Kristin Callahan, Lost in a Dream | The Vinyl Anachronist











kristin callahan's lost in a dream

I feel like it’s been a while since I last heard a new female voice album that I really like. At the same time, I realize I’ve been awfully critical of the average audiophile’s obsession with the female voice as a tool to evaluate high-end audio. It almost sounds like I don’t like female singers. I do! Listening to Kristin Callahan sing on her new album Lost in a Dream, however, I suddenly realized that there’s a fine line between a singer who connects with me, and a singer who doesn’t.

On the surface, Kristin Callahan sounds a bit like Diana Krall. I’ve been very critical of Diana Krall in the past, mostly because of the behavior of her most rabid audiophile fans who run freely down the corridors at high-end audio shows and scream horrible things. It’s nothing personal, I like to explain. But there is a deeper reason why I’ve never connected with her, and that has something to do with her cool, dry approach. I often describe her singing like this: it’s as if she’s looking at her watch the whole time because there’s somewhere else she’s supposed to be. Then I switch the discussion to how awesome her husband is.

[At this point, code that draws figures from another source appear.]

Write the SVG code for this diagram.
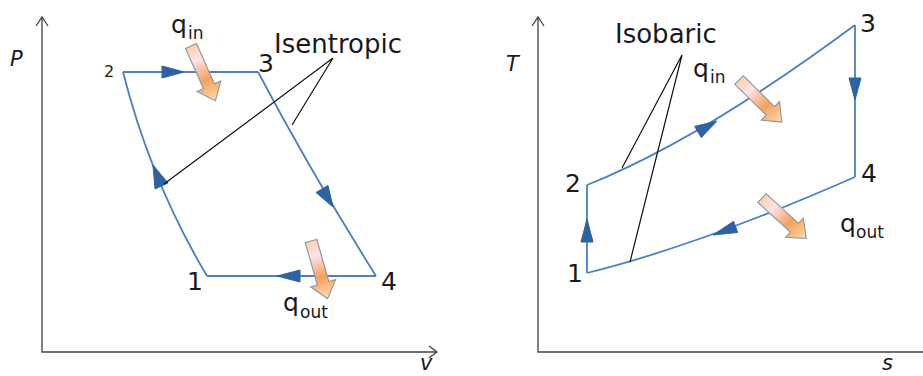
<svg xmlns="http://www.w3.org/2000/svg" width="923" height="376" viewBox="0 0 923 376">
<style>
.ax{fill:none;stroke:#404040;stroke-width:1.3}
.cy{fill:none;stroke:#4a80c4;stroke-width:1.8}
.ah{fill:#2f62a3;stroke:#2f62a3;stroke-width:1;stroke-linejoin:round}
.ld{fill:none;stroke:#111;stroke-width:1.2}
.t{font-family:"DejaVu Sans",Verdana,sans-serif;fill:#1a1a1a}
.big{font-size:26px}
.num{font-size:25px}
.q{font-size:25px}
.sub{font-size:17px}
.it{font-style:italic;font-size:21px}
.ha{fill:url(#hg);stroke:#8d93a3;stroke-width:1.1}
</style>
<defs>
<linearGradient id="hg" x1="0" y1="0" x2="1" y2="0">
<stop offset="0" stop-color="#fbd2a6"/>
<stop offset="0.25" stop-color="#fbe3ea"/>
<stop offset="0.62" stop-color="#f5a15c"/>
<stop offset="1" stop-color="#fddcb0"/>
</linearGradient>
<polygon id="blk" points="0,-6 44,-6 44,-13 60,0 44,13 44,6 0,6"/>
</defs>

<g id="axes-pv">
<path class="ax" d="M42,17 V352 H437"/>
<path class="ax" d="M36,26 L42,17 L48,26 M429,346 L437,352 L429,358"/>
<text class="t it" x="10" y="66">P</text>
<text class="t it" x="420" y="370">v</text>
</g>

<g id="axes-ts">
<path class="ax" d="M538,17 V352 H923"/>
<path class="ax" d="M532,26 L538,17 L544,26"/>
<text class="t it" x="506" y="71">T</text>
<text class="t it" x="882" y="370">s</text>
</g>

<g id="connectors">
<!-- P-v cycle -->
<path class="cy" d="M123,72 H258"/>
<path class="cy" d="M258,72 Q312,174 376,276"/>
<path class="cy" d="M376,276 H207"/>
<path class="cy" d="M207,276 Q151,182 123,72"/>
<polygon class="ah" points="184,72 162,66 162,78"/>
<polygon class="ah" points="333,207 316,192.5 328,185.5"/>
<polygon class="ah" points="277,276 300,270 300,282"/>
<polygon class="ah" points="153,165 155,189 168,183"/>
<!-- T-s cycle -->
<path class="cy" d="M587,273 V185"/>
<path class="cy" d="M587,185 Q700,140 855,25"/>
<path class="cy" d="M855,25 V177"/>
<path class="cy" d="M855,177 Q700,245 587,273"/>
<polygon class="ah" points="587,219 581,242 593,242"/>
<polygon class="ah" points="717,121 694.7,126.4 701.3,137.6"/>
<polygon class="ah" points="855,100 849,78 861,78"/>
<polygon class="ah" points="713,235 733.6,221.3 737.6,232.5"/>
<!-- leader lines -->
<path class="ld" d="M333,58 L164,184 M333,58 L292,125"/>
<path class="ld" d="M682,55 L622,168 M682,55 L630,262"/>
</g>

<g id="pv-state-1"><text class="t num" x="187" y="290">1</text></g>
<g id="pv-state-2"><text class="t" style="font-size:16px" x="104" y="77">2</text></g>
<g id="pv-state-3"><text class="t num" x="258" y="72">3</text></g>
<g id="pv-state-4"><text class="t num" x="381" y="290">4</text></g>
<g id="pv-isentropic"><text class="t big" x="274" y="53">Isentropic</text></g>
<g id="pv-qin">
<use href="#blk" class="ha" transform="translate(191,46) rotate(66)"/>
<text class="t q" x="171" y="33">q</text><text class="t sub" x="188" y="39">in</text>
</g>
<g id="pv-qout">
<use href="#blk" class="ha" transform="translate(311,241) rotate(74)"/>
<text class="t q" x="283" y="311">q</text><text class="t sub" x="300" y="318">out</text>
</g>

<g id="ts-state-1"><text class="t num" x="567" y="282">1</text></g>
<g id="ts-state-2"><text class="t num" x="565" y="192">2</text></g>
<g id="ts-state-3"><text class="t num" x="860" y="32">3</text></g>
<g id="ts-state-4"><text class="t num" x="861" y="182">4</text></g>
<g id="ts-isobaric"><text class="t big" x="615" y="43">Isobaric</text></g>
<g id="ts-qin">
<use href="#blk" class="ha" transform="translate(739,80) rotate(44.5)"/>
<text class="t q" x="693" y="77">q</text><text class="t sub" x="710" y="83">in</text>
</g>
<g id="ts-qout">
<use href="#blk" class="ha" transform="translate(762,198) rotate(42.5)"/>
<text class="t q" x="840" y="232">q</text><text class="t sub" x="856" y="238">out</text>
</g>
</svg>
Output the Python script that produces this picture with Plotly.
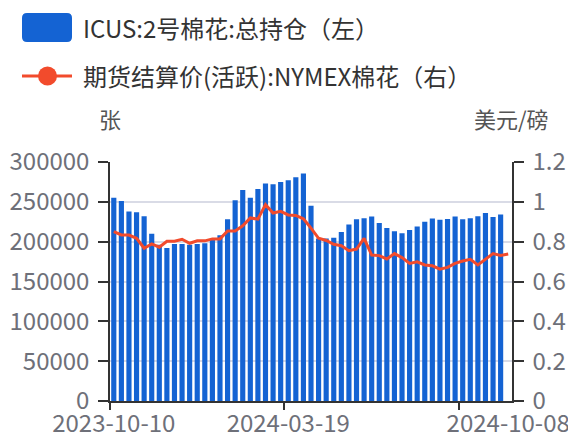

I’m listening to Lost in a Dream, the third album from Kristin Callahan, and my immediate first impression was cool and dry. Yes, she sounds a little like Diana Krall. So why am I caring so much about her voice? What does she have that Diana Krall doesn’t?

Who knows. This is all about preferences, subjective interpretations, and it’s just a matter of hearing Kristin Callahan taking that “too cool for school” attitude and doing something more complex with it, adding another layer. Callahan is dry and cool because you can hear that distance and know it’s a defense mechanism, a very pure and gossamer layer that reveals that enough time has passed so we can talk about these things now. We couldn’t before. I need that from my jazz singers, a subtext that’s completely necessary when covering the Great American Songbook. Bring yourself into the story.

This is why I don’t like making direct comparisons in reviews, because we wind up talking about the wrong things. For instance, I haven’t mentioned that the musicians here are adventurous in all the right ways. Bassist Eliot Seppa also co-produces and arranges, and there’s a lushness and a variety to these songs that, while anchored by gentle Latin rhythms, still transports you very different worlds. (Seppa and Callahan are joined by stage by guitarist Matvei Sigalov, trumpeter Joe Herrera and percussionist Tom Teasley.)

But it’s Kristin Callahan’s voice that will make you stay, even if you aren’t enamored with female voice recordings as the ultimate truth. Each note starts off as a response to singers such as you-know-who, and then they gentle evolve into something with wings, something that seduces you with the slightest nuances that will ultimately win you over.